To address climate change, the U.S. is making a historic investment in farmers, ranchers and rural communities, helping them cut emissions, prepare for climate impacts that are already here, and create good jobs along the way.
The Inflation Reduction Act will direct about $20 billion toward agricultural conservation programs and nearly $14 billion toward clean energy for rural America.
To stabilize the climate and maintain a safe, vibrant planet, we need to transition to climate-smart agriculture and clean energy. The new legislation will expedite efforts already underway — and jumpstart new ones.
Here are the Inflation Reduction Act’s most impactful climate investments in rural America.

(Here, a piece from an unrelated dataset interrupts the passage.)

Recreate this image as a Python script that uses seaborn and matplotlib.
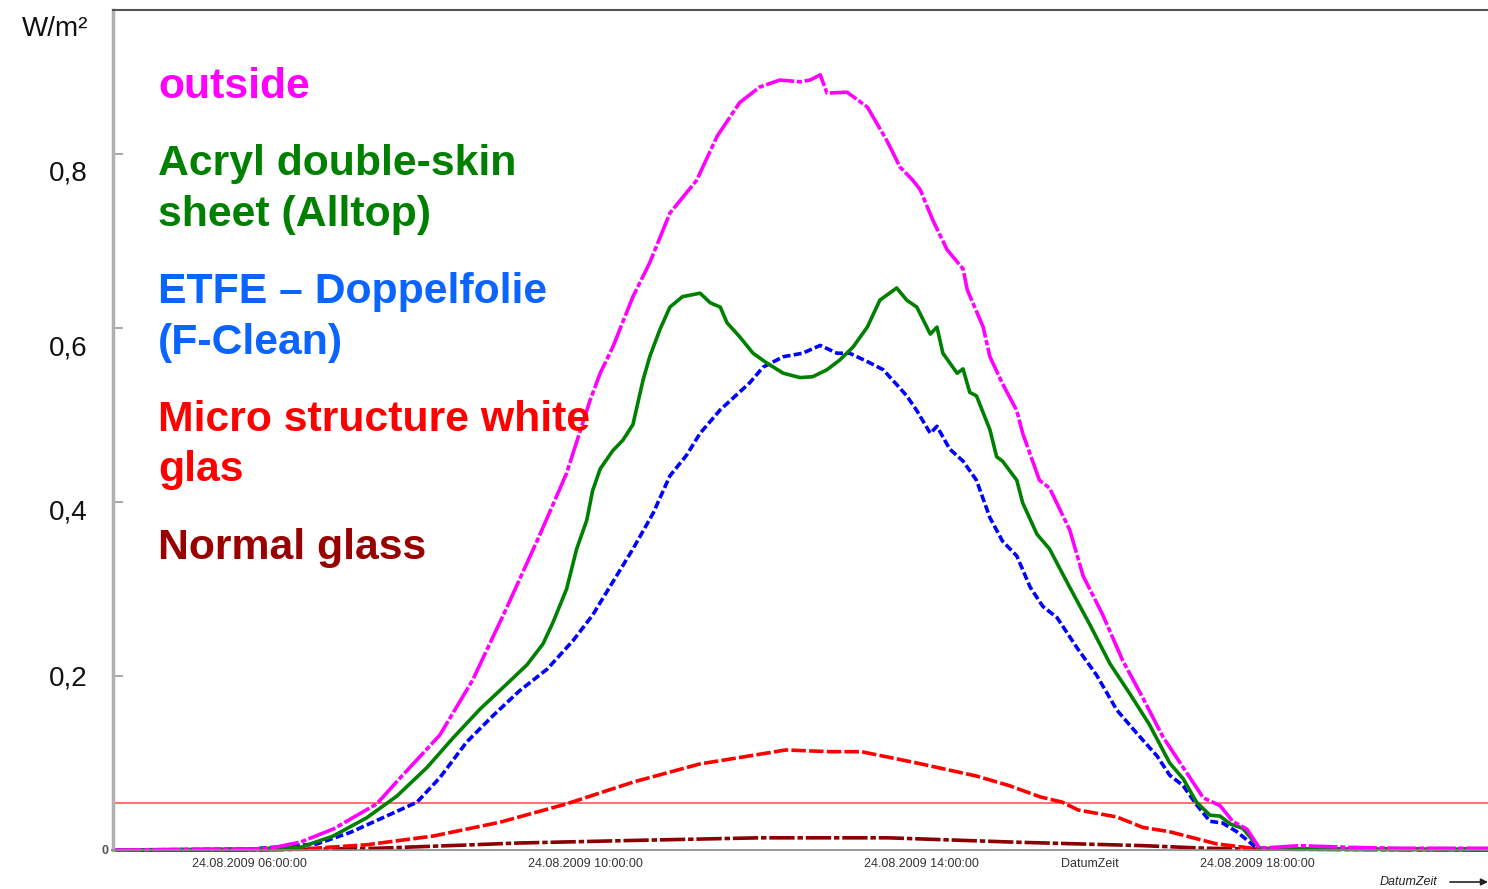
import matplotlib
matplotlib.use("Agg")
import matplotlib.pyplot as plt
import matplotlib.transforms as mtransforms
from matplotlib.ticker import MultipleLocator
import pandas as pd
import seaborn as sns

# ---------------- data (hours of 24.08.2009, W/m² as shown on axis) ----------------
t_outside = [4.37, 6.00, 6.24, 6.60, 6.99, 7.51, 7.79, 8.26, 8.65, 9.06, 9.45, 9.77, 10.05, 10.17,
             10.32, 10.56, 10.76, 11.00, 11.32, 11.56, 11.83, 12.07, 12.31, 12.55, 12.67, 12.79,
             12.87, 13.11, 13.35, 13.58, 13.74, 13.89, 13.98, 14.13, 14.30, 14.49, 14.54, 14.73,
             14.81, 14.96, 15.13, 15.20, 15.40, 15.52, 15.76, 15.92, 16.15, 16.39, 16.63, 16.87,
             17.11, 17.35, 17.55, 17.70, 17.87, 18.02, 18.50, 19.10, 19.69, 20.74]
v_outside = [0.000, 0.001, 0.002, 0.009, 0.024, 0.053, 0.083, 0.132, 0.195, 0.279, 0.362, 0.433,
             0.517, 0.548, 0.578, 0.636, 0.675, 0.732, 0.770, 0.820, 0.859, 0.877, 0.885, 0.883,
             0.885, 0.891, 0.870, 0.871, 0.854, 0.816, 0.785, 0.770, 0.759, 0.724, 0.690, 0.668,
             0.644, 0.601, 0.567, 0.536, 0.505, 0.479, 0.425, 0.416, 0.368, 0.315, 0.271, 0.218,
             0.175, 0.130, 0.095, 0.060, 0.051, 0.033, 0.024, 0.002, 0.005, 0.003, 0.002, 0.002]

t_acryl = [4.37, 6.00, 6.60, 6.99, 7.39, 7.75, 8.11, 8.42, 8.74, 9.06, 9.30, 9.49, 9.61, 9.77,
           9.89, 10.01, 10.08, 10.17, 10.32, 10.44, 10.56, 10.68, 10.76, 10.88, 11.00, 11.15,
           11.36, 11.48, 11.60, 11.68, 11.83, 11.99, 12.15, 12.35, 12.55, 12.70, 12.87, 13.02,
           13.18, 13.35, 13.50, 13.70, 13.82, 13.94, 14.10, 14.18, 14.25, 14.42, 14.49, 14.57,
           14.65, 14.81, 14.89, 14.96, 15.13, 15.20, 15.37, 15.52, 15.76, 16.00, 16.24, 16.48,
           16.71, 16.95, 17.11, 17.27, 17.43, 17.55, 17.67, 17.82, 18.02, 18.50, 20.74]
v_acryl = [0.000, 0.001, 0.003, 0.016, 0.037, 0.062, 0.095, 0.129, 0.162, 0.191, 0.213, 0.237,
           0.262, 0.300, 0.346, 0.379, 0.413, 0.438, 0.459, 0.471, 0.489, 0.540, 0.567, 0.598,
           0.624, 0.636, 0.640, 0.629, 0.624, 0.606, 0.590, 0.571, 0.560, 0.548, 0.543, 0.544,
           0.552, 0.563, 0.578, 0.601, 0.632, 0.646, 0.632, 0.624, 0.593, 0.601, 0.571, 0.548,
           0.553, 0.526, 0.522, 0.483, 0.452, 0.447, 0.425, 0.399, 0.363, 0.346, 0.302, 0.259,
           0.214, 0.179, 0.144, 0.100, 0.082, 0.055, 0.040, 0.039, 0.030, 0.025, 0.002, 0.001,
           0.001]

t_etfe = [4.37, 6.00, 6.80, 7.19, 7.58, 7.99, 8.26, 8.58, 8.89, 9.21, 9.54, 9.85, 10.08, 10.32,
          10.56, 10.80, 11.00, 11.20, 11.36, 11.60, 11.95, 12.11, 12.35, 12.58, 12.79, 12.99,
          13.14, 13.38, 13.54, 13.70, 13.82, 13.94, 14.10, 14.18, 14.33, 14.49, 14.65, 14.81,
          14.96, 15.13, 15.29, 15.44, 15.61, 15.85, 16.08, 16.32, 16.56, 16.80, 16.95, 17.11,
          17.27, 17.43, 17.58, 17.75, 17.99, 18.50, 20.74]
v_etfe = [0.000, 0.001, 0.007, 0.020, 0.037, 0.055, 0.083, 0.124, 0.154, 0.183, 0.208, 0.241,
          0.270, 0.308, 0.346, 0.387, 0.430, 0.454, 0.479, 0.506, 0.537, 0.555, 0.567, 0.571,
          0.580, 0.571, 0.571, 0.560, 0.552, 0.535, 0.522, 0.505, 0.479, 0.487, 0.461, 0.447,
          0.425, 0.382, 0.355, 0.338, 0.302, 0.280, 0.267, 0.232, 0.201, 0.161, 0.134, 0.108,
          0.086, 0.074, 0.052, 0.033, 0.031, 0.021, 0.002, 0.001, 0.001]

t_micro = [4.37, 6.00, 6.60, 7.39, 8.18, 8.98, 9.77, 10.56, 11.36, 11.62, 12.38, 12.90, 13.28,
           13.94, 14.65, 15.04, 15.41, 15.67, 15.86, 16.32, 16.63, 16.95, 17.51, 18.02, 20.74]
v_micro = [0.000, 0.000, 0.001, 0.006, 0.016, 0.032, 0.053, 0.078, 0.099, 0.103, 0.115, 0.113,
           0.113, 0.100, 0.085, 0.074, 0.061, 0.055, 0.046, 0.038, 0.026, 0.021, 0.007, 0.001,
           0.000]

t_normal = [4.37, 6.00, 7.52, 8.65, 9.19, 10.56, 12.07, 13.60, 15.11, 16.63, 17.39, 18.02, 20.74]
v_normal = [0.000, 0.000, 0.002, 0.006, 0.008, 0.011, 0.014, 0.014, 0.009, 0.005, 0.002, 0.001,
            0.000]

threshold = 0.054

y_ticks = [0, 0.2, 0.4, 0.6, 0.8]
y_labels = ["0", "0,2", "0,4", "0,6", "0,8"]
x_ticks = [6, 10, 14, 16, 18]
x_labels = ["24.08.2009 06:00:00", "24.08.2009 10:00:00", "24.08.2009 14:00:00",
            "DatumZeit", "24.08.2009 18:00:00"]

legend_lines = [("outside", "#ff00ff"),
                ("Acryl double-skin", "#008000"), ("sheet (Alltop)", "#008000"),
                ("ETFE \u2013 Doppelfolie", "#0a64ff"), ("(F-Clean)", "#0a64ff"),
                ("Micro structure white", "#ff0000"), ("glas", "#ff0000"),
                ("Normal glass", "#990000")]

# ---------------- styling ----------------
sns.set_style("white")
plt.rcParams['font.family'] = ['Liberation Sans', 'DejaVu Sans']

W, H = 1488, 889
fig = plt.figure(figsize=(W / 100, H / 100), dpi=100)
ax = fig.add_axes([113 / W, 1 - 850 / H, 1 - 113 / W, (850 - 10) / H])

series = [
    (t_normal, v_normal, "#8b0000", (7, 0.8, 1.5, 0.8)),
    (t_micro, v_micro, "#ff0000", (4, 0.9)),
    (t_etfe, v_etfe, "#0000ff", (2.2, 0.9)),
    (t_acryl, v_acryl, "#008000", None),
    (t_outside, v_outside, "#ff00ff", (8, 0.7, 1.5, 0.7)),
]
for t, v, col, dash in series:
    df = pd.DataFrame({"t": t, "v": v})
    sns.lineplot(data=df, x="t", y="v", ax=ax, color=col, lw=2.6,
                 estimator=None, sort=False, clip_on=False)
    ln = ax.lines[-1]
    if dash is not None:
        ln.set_linestyle((0, dash))

ax.axhline(threshold, color="#ff5a5a", lw=1.2, zorder=1)

ax.set_xlim(4.37, 20.74)
ax.set_ylim(0, 0.9655)
ax.set_xlabel("")
ax.set_ylabel("")

ax.set_xticks(x_ticks)
ax.set_xticklabels(x_labels, fontsize=9, color="#333333")
ax.xaxis.set_minor_locator(MultipleLocator(1 / 12))
ax.tick_params(axis="x", which="major", direction="in", length=7, width=1,
               color="#999999", pad=6)
ax.tick_params(axis="x", which="minor", direction="in", length=2.5, width=0.8,
               color="#aaaaaa")

ax.set_yticks(y_ticks)
ax.set_yticklabels(y_labels, fontsize=20, color="#111111")
ax.tick_params(axis="y", which="major", direction="in", length=7, width=1.2,
               color="#999999", pad=18, left=True)

# per-label vertical offsets (pixels down) to match the reference placement
offsets_px = [0, 0, 8, 18, 17]
for lab, off, txt in zip(ax.get_yticklabels(), offsets_px, y_labels):
    if txt == "0":
        lab.set_fontsize(9)
        lab.set_color("#555555")
        lab.set_fontweight("bold")
        lab.set_transform(lab.get_transform() +
                          mtransforms.ScaledTranslation(20 / 100, 0, fig.dpi_scale_trans))
    else:
        lab.set_transform(lab.get_transform() +
                          mtransforms.ScaledTranslation(0, -off / 100, fig.dpi_scale_trans))

ax.spines["right"].set_visible(False)
ax.spines["top"].set_color("#555555")
ax.spines["top"].set_linewidth(1.5)
ax.spines["left"].set_color("#b0b0b0")
ax.spines["left"].set_linewidth(2.5)
ax.spines["bottom"].set_color("#888888")
ax.spines["bottom"].set_linewidth(1.2)

# unit label
fig.text(55 / W, 1 - 29 / H, "W/m\u00b2", fontsize=20, ha="center", va="center",
         color="#111111")

# legend-like labels
legend_y = [87, 164, 215, 292, 343, 420, 470, 548]
for (txt, col), yc in zip(legend_lines, legend_y):
    fig.text(158 / W, 1 - yc / H, txt, fontsize=30.8, fontweight="bold", color=col,
             ha="left", va="center")

# axis caption with arrow at bottom-right
fig.text(1408 / W, 1 - 882 / H, "DatumZeit", fontsize=9, style="italic",
         ha="center", va="center", color="#222222")
ax.annotate("", xy=(1488, H - 882), xytext=(1450, H - 882),
            xycoords="figure pixels", textcoords="figure pixels",
            arrowprops=dict(arrowstyle="-|>", color="#222222", lw=1.2,
                            mutation_scale=10, shrinkA=0, shrinkB=0),
            annotation_clip=False)

fig.savefig("out.png", dpi=100)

1. Opening the door for more farmers to use conservation programs
U.S. Department of Agriculture conservation programs are underfunded and oversubscribed. On average, three farmers want to participate for every slot available.
With the additional funding from the Inflation Reduction Act, the USDA can hold the door open wider, enabling more farmers to participate in conservation programs.
These are farmers who already value conservation but need financial assistance or technical assistance to make the transition. The increased funding should get climate-smart practices on the ground quickly.
Just as important, addressing climate change is now a stated priority for these conservation programs, with guidance in the law to prioritize practices that reduce methane and nitrous oxide and help store carbon in soils.
These programs will continue to prioritize other vitally important conservation outcomes like clean water when reviewing farmer applications, but now, climate change will be on the list, too.
2. Creating a strong foundation for the next farm bill
The farm bill — a mammoth bill that comes up every five years and determines much about the food we eat and how it’s grown — is the largest source of funding for conservation on privately owned lands. It’s a powerful vehicle for cutting emissions and building resilience to the impacts of climate change nationwide.
The Inflation Reduction Act extends funding for conservation programs authorized by the 2018 farm bill and makes additional investments in conservation.
That means funding for critical conservation work is ensured, as long as Congress avoids rolling back these historic investments. Instead of focusing on preserving the amount of conservation funding available, energy can be directed toward creative ideas to advance climate-smart farming.
The Inflation Reduction Act’s conservation funding provides enormous potential for agricultural producers and environmentalists to work together on incentive-based solutions that are durable and equitable.
3. Measuring progress to improve future investments in combating climate change
The Inflation Reduction Act includes $300 million for the USDA’s Office of Energy and Environmental Policy to set up a program to measure the climate impact of conservation programs managed by the Natural Resources Conservation Service.
These funds can be used for aggregating and analyzing existing data or conducting new research to improve measurement, reporting and verification on farms and within regions.
This is the decisive decade for working toward a better climate future. Having dedicated funds for measuring progress is incredibly important for farmers, ranchers, taxpayers and the climate. Good science and data will ensure that every dollar spent through public or private efforts has the maximum impact.
4. Investing in rural clean energy to grow jobs and cut pollution
One of the most impactful portions of the Inflation Reduction Act — for both rural economies and climate change — is a $14 billion investment in helping farms and rural electric co-ops transition to clean energy.
This will create an estimated 90,000 good jobs in rural communities, which have seen thousands of jobs migrate to cities in recent decades. This won’t reverse the trend on its own, but it will jumpstart economic revitalization and opportunity. It’s also one of the largest emissions reductions opportunities in the law and will make rural electric grids more reliable and resilient.
The Inflation Reduction Act’s investments in rural America show that the U.S. is serious about reducing climate risks and expanding opportunities to be part of the climate solution. Over the coming decades, we will all benefit from lower pollution and more resilient economies and food supplies.